Virtual learning produces cost savings and more flexibility in scheduling as compared with classroom training, so why would anyone choose the old-fashioned, low-tech method? In part, because classroom training provides interaction and collaboration, which is still not replicated with online technology, carriers and education vendors say.The design team at Allstate Insurance Co's claim adjuster training facility in Wheeling, Ill., was aware of the limitations of virtual training when it redesigned one of its classroom workshops into a virtual workshop to accommodate employees who were reluctant to travel following the September 11 terrorist attacks.
As a result, the team worked with its training facilitators to ensure that all students participated in virtual telephone discussions, and reduced class size to four or five participants-a much more manageable number for teleconferences.
"One of the opportunities people have when they attend a workshop versus the virtual setting is collaboration-the chance to share their thoughts with other colleagues in the same position across the country," says Mike Kasper, design team leader at Allstate's Tech-Cor Research and Educational facility.
Attempting to replicate this element of the classroom in its virtual workshop, Tech-Cor organizers gave students open-air time during teleconferences to share and discuss their experiences among themselves.

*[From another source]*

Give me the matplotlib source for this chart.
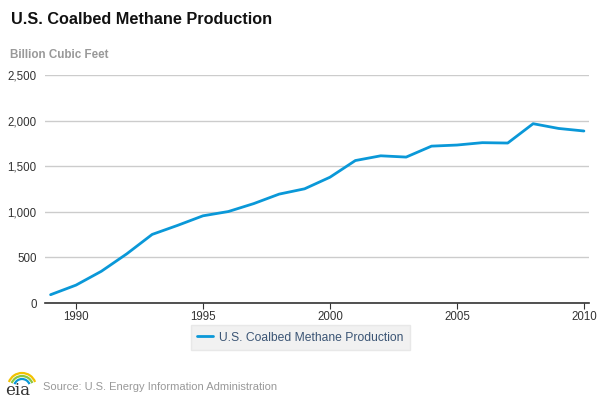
import matplotlib.pyplot as plt
from matplotlib.patches import Arc

years = list(range(1989, 2011))
production = [91, 196, 348, 539, 752, 851, 956, 1003, 1090, 1194, 1252,
              1379, 1562, 1614, 1600, 1720, 1732, 1758, 1754, 1966, 1914, 1886]
yticks = [0, 500, 1000, 1500, 2000, 2500]
xticks = [1990, 1995, 2000, 2005, 2010]

plt.rcParams["font.family"] = ["Liberation Sans", "DejaVu Sans"]

fig = plt.figure(figsize=(6, 4), dpi=100)
ax = fig.add_axes([45 / 600, 1 - 303 / 400, 544 / 600, 228 / 400])

ax.plot(years, production, color="#0a98d8", linewidth=2,
        label="U.S. Coalbed Methane Production", solid_capstyle="round")

ax.set_xlim(1988.78, 2010.2)
ax.set_ylim(0, 2500)
ax.set_yticks(yticks)
ax.set_yticklabels([f"{v:,}" for v in yticks])
ax.set_xticks(xticks)
ax.grid(axis="y", color="#cccccc", linewidth=1)
ax.set_axisbelow(True)
for s in ["top", "right", "left"]:
    ax.spines[s].set_visible(False)
ax.spines["bottom"].set_color("#333333")
ax.spines["bottom"].set_linewidth(1.2)
ax.tick_params(axis="y", length=0, labelsize=8.3, colors="#333333", pad=6)
ax.tick_params(axis="x", length=4, color="#333333", labelsize=8.3,
               colors="#333333", pad=1.5)

fig.text(11 / 600, 1 - 20 / 400, "U.S. Coalbed Methane Production",
         fontsize=11.7, fontweight="bold", color="#111111", va="center")
fig.text(10 / 600, 1 - 55 / 400, "Billion Cubic Feet", fontsize=8.4,
         fontweight="bold", color="#999999", va="center")

leg = ax.legend(loc="upper center", bbox_to_anchor=(0.4697, -0.0965),
                borderaxespad=0, frameon=True, fontsize=8.7,
                handlelength=1.3, borderpad=0.55, handletextpad=0.5)
leg.get_frame().set_facecolor("#eeeeee")
leg.get_frame().set_edgecolor("#e4e4e4")
leg.get_frame().set_boxstyle("square", pad=0)
leg.get_texts()[0].set_color("#3b5575")

fig.text(43 / 600, 1 - 387 / 400,
         "Source: U.S. Energy Information Administration",
         fontsize=8, color="#999999", va="center")

# eia logo: word plus three arcs over it
fig.text(5 / 600, 1 - 395 / 400, "eia", fontsize=12, color="#333333",
         family=["DejaVu Serif"], va="baseline")
for w, c in [(28, "#f2c200"), (22, "#8cc63f"), (16, "#0a98d8")]:
    fig.add_artist(Arc((22 / 600, 1 - 387 / 400), w / 600, w / 400,
                       theta1=30, theta2=150, color=c, linewidth=1.6,
                       transform=fig.transFigure))

fig.savefig("out.png", dpi=100)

Several carriers, including Allstate, The St. Paul Cos., and The Hartford Financial Services Group Inc., are using "blended learning" to combine the advantages of both classroom and distance learning.
Using this approach, students receive coursework -either online or in hard copy-to study before attending a classroom portion of training, where they practice the principles and techniques they've read.
"I don't think we're going to see classroom disappear from programs completely," says Lee Saxton, manager of claim education at St. Paul. When the main purpose of the course is to provide factual information or teach in a linear process, then online technology can be very effective, she says. "When you're dealing with judgment-sensitive issues, nonlinear processes or applying knowledge gained in an online course to different situations, classroom training seems to be most effective."